* BEGIN Given data *

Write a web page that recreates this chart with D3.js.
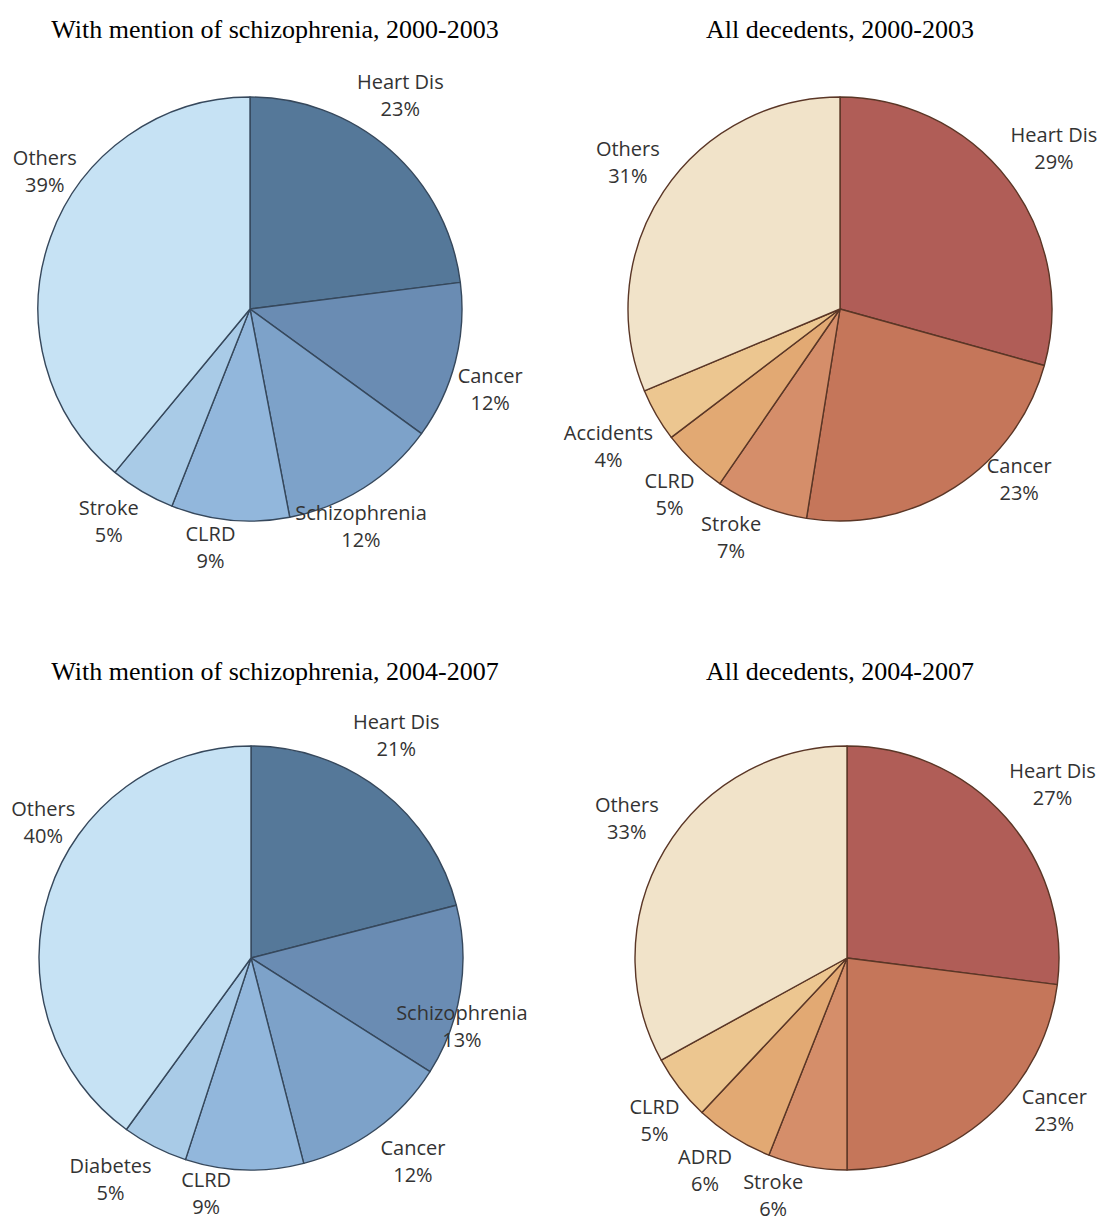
<!DOCTYPE html>
<html>
<head>
<meta charset="utf-8">
<script src="https://cdn.jsdelivr.net/npm/d3@7"></script>
<style>
    body { margin: 0; background: #fff; }
    .title { font-family: "Liberation Serif", "Times New Roman", serif; font-size: 26px; fill: #000; }
    .label { font-family: "Open Sans", sans-serif; font-size: 20px; fill: #333; }
</style>
</head>
<body>
<div id="container"></div>
<script>
// data (percent of deaths)
const schizCats0003 = ["Heart Dis", "Cancer", "Schizophrenia", "CLRD", "Stroke", "Others"];
const schizVals0003 = [23, 12, 12, 9, 5, 39];

const allCats0003 = ["Heart Dis", "Cancer", "Stroke", "CLRD", "Accidents", "Others"];
const allVals0003 = [29, 23, 7, 5, 4, 31];

const schizCats0407 = ["Heart Dis", "Schizophrenia", "Cancer", "CLRD", "Diabetes", "Others"];
const schizVals0407 = [21, 13, 12, 9, 5, 40];

const allCats0407 = ["Heart Dis", "Cancer", "Stroke", "ADRD", "CLRD", "Others"];
const allVals0407 = [27, 23, 6, 6, 5, 33];

const titles = [
    "With mention of schizophrenia, 2000-2003",
    "All decedents, 2000-2003",
    "With mention of schizophrenia, 2004-2007",
    "All decedents, 2004-2007"
];

document.addEventListener("DOMContentLoaded", () => {
    const w = 1102;
    const h = 1221;
    const r = 212;
    const labelR = 250;

    // colours, one per slice in order
    const blues = ["#557899", "#6a8cb3", "#7da2c9", "#92b7dc", "#a9cbe7", "#c6e2f4"];
    const browns = ["#b05d57", "#c5765a", "#d58e6a", "#e2a973", "#ecc690", "#f1e3c9"];

    // pie centres and title positions
    const panels = [
        { cats: schizCats0003, vals: schizVals0003, cx: 250, cy: 309, tx: 275, ty: 38, colors: blues, line: "#36485c" },
        { cats: allCats0003, vals: allVals0003, cx: 840, cy: 309, tx: 840, ty: 38, colors: browns, line: "#5a3626" },
        { cats: schizCats0407, vals: schizVals0407, cx: 251, cy: 958, tx: 275, ty: 680, colors: blues, line: "#36485c" },
        { cats: allCats0407, vals: allVals0407, cx: 847, cy: 958, tx: 840, ty: 680, colors: browns, line: "#5a3626" }
    ];

    // hand nudges of the labels, like the excel label placement
    const labelNudge = [
        [[-15, -26], [-2, 18], [-23, 6], [-16, -10], [-14, -3], [30, -53]],
        [[15, -9], [44, -40], [-16, -4], [2, 5], [-15, 12], [-4, -8]],
        [[-8, -25], [-36, 29], [15, 1], [-37, -14], [-27, -1], [30, -58]],
        [[18, -8], [42, -35], [-27, -8], [-8, 1], [5, 9], [-5, -12]]
    ];

    const svg = d3.select("#container")
        .append("svg")
        .attr("width", w)
        .attr("height", h);

    const pie = d3.pie().sort(null).value((d) => d.value);
    const arc = d3.arc().innerRadius(0).outerRadius(r);
    const labelArc = d3.arc().innerRadius(labelR).outerRadius(labelR);

    panels.forEach((p, k) => {
        const data = p.cats.map((c, i) => ({ name: c, value: p.vals[i] }));
        const arcs = pie(data);

        svg.append("text")
            .attr("class", "title")
            .attr("x", p.tx)
            .attr("y", p.ty)
            .attr("text-anchor", "middle")
            .text(titles[k]);

        const g = svg.append("g")
            .attr("transform", `translate(${p.cx},${p.cy})`);

        g.selectAll(".slice")
            .data(arcs)
            .enter().append("path")
            .attr("class", "slice")
            .attr("d", arc)
            .attr("fill", (d, i) => p.colors[i])
            .attr("stroke", p.line)
            .attr("stroke-width", 1.4)
            .attr("stroke-linejoin", "round");

        const labels = g.selectAll(".label")
            .data(arcs)
            .enter().append("text")
            .attr("class", "label")
            .attr("text-anchor", "middle")
            .attr("transform", (d, i) => {
                const c = labelArc.centroid(d);
                return `translate(${c[0] + labelNudge[k][i][0]},${c[1] + labelNudge[k][i][1]})`;
            });

        labels.append("tspan")
            .attr("x", 0)
            .attr("y", -6.5)
            .text((d) => d.data.name);

        labels.append("tspan")
            .attr("x", 0)
            .attr("y", 20.5)
            .text((d) => `${d.data.value}%`);
    });
});
</script>
</body>
</html>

* END Given data *

§ **Short task**: The material above must be printed exactly, with its pictures left out.

§ **Output**:
Write a web page that recreates this chart with D3.js.
<!DOCTYPE html>
<html>
<head>
<meta charset="utf-8">
<script src="https://cdn.jsdelivr.net/npm/d3@7"></script>
<style>
    body { margin: 0; background: #fff; }
    .title { font-family: "Liberation Serif", "Times New Roman", serif; font-size: 26px; fill: #000; }
    .label { font-family: "Open Sans", sans-serif; font-size: 20px; fill: #333; }
</style>
</head>
<body>
<div id="container"></div>
<script>
// data (percent of deaths)
const schizCats0003 = ["Heart Dis", "Cancer", "Schizophrenia", "CLRD", "Stroke", "Others"];
const schizVals0003 = [23, 12, 12, 9, 5, 39];

const allCats0003 = ["Heart Dis", "Cancer", "Stroke", "CLRD", "Accidents", "Others"];
const allVals0003 = [29, 23, 7, 5, 4, 31];

const schizCats0407 = ["Heart Dis", "Schizophrenia", "Cancer", "CLRD", "Diabetes", "Others"];
const schizVals0407 = [21, 13, 12, 9, 5, 40];

const allCats0407 = ["Heart Dis", "Cancer", "Stroke", "ADRD", "CLRD", "Others"];
const allVals0407 = [27, 23, 6, 6, 5, 33];

const titles = [
    "With mention of schizophrenia, 2000-2003",
    "All decedents, 2000-2003",
    "With mention of schizophrenia, 2004-2007",
    "All decedents, 2004-2007"
];

document.addEventListener("DOMContentLoaded", () => {
    const w = 1102;
    const h = 1221;
    const r = 212;
    const labelR = 250;

    // colours, one per slice in order
    const blues = ["#557899", "#6a8cb3", "#7da2c9", "#92b7dc", "#a9cbe7", "#c6e2f4"];
    const browns = ["#b05d57", "#c5765a", "#d58e6a", "#e2a973", "#ecc690", "#f1e3c9"];

    // pie centres and title positions
    const panels = [
        { cats: schizCats0003, vals: schizVals0003, cx: 250, cy: 309, tx: 275, ty: 38, colors: blues, line: "#36485c" },
        { cats: allCats0003, vals: allVals0003, cx: 840, cy: 309, tx: 840, ty: 38, colors: browns, line: "#5a3626" },
        { cats: schizCats0407, vals: schizVals0407, cx: 251, cy: 958, tx: 275, ty: 680, colors: blues, line: "#36485c" },
        { cats: allCats0407, vals: allVals0407, cx: 847, cy: 958, tx: 840, ty: 680, colors: browns, line: "#5a3626" }
    ];

    // hand nudges of the labels, like the excel label placement
    const labelNudge = [
        [[-15, -26], [-2, 18], [-23, 6], [-16, -10], [-14, -3], [30, -53]],
        [[15, -9], [44, -40], [-16, -4], [2, 5], [-15, 12], [-4, -8]],
        [[-8, -25], [-36, 29], [15, 1], [-37, -14], [-27, -1], [30, -58]],
        [[18, -8], [42, -35], [-27, -8], [-8, 1], [5, 9], [-5, -12]]
    ];

    const svg = d3.select("#container")
        .append("svg")
        .attr("width", w)
        .attr("height", h);

    const pie = d3.pie().sort(null).value((d) => d.value);
    const arc = d3.arc().innerRadius(0).outerRadius(r);
    const labelArc = d3.arc().innerRadius(labelR).outerRadius(labelR);

    panels.forEach((p, k) => {
        const data = p.cats.map((c, i) => ({ name: c, value: p.vals[i] }));
        const arcs = pie(data);

        svg.append("text")
            .attr("class", "title")
            .attr("x", p.tx)
            .attr("y", p.ty)
            .attr("text-anchor", "middle")
            .text(titles[k]);

        const g = svg.append("g")
            .attr("transform", `translate(${p.cx},${p.cy})`);

        g.selectAll(".slice")
            .data(arcs)
            .enter().append("path")
            .attr("class", "slice")
            .attr("d", arc)
            .attr("fill", (d, i) => p.colors[i])
            .attr("stroke", p.line)
            .attr("stroke-width", 1.4)
            .attr("stroke-linejoin", "round");

        const labels = g.selectAll(".label")
            .data(arcs)
            .enter().append("text")
            .attr("class", "label")
            .attr("text-anchor", "middle")
            .attr("transform", (d, i) => {
                const c = labelArc.centroid(d);
                return `translate(${c[0] + labelNudge[k][i][0]},${c[1] + labelNudge[k][i][1]})`;
            });

        labels.append("tspan")
            .attr("x", 0)
            .attr("y", -6.5)
            .text((d) => d.data.name);

        labels.append("tspan")
            .attr("x", 0)
            .attr("y", 20.5)
            .text((d) => `${d.data.value}%`);
    });
});
</script>
</body>
</html>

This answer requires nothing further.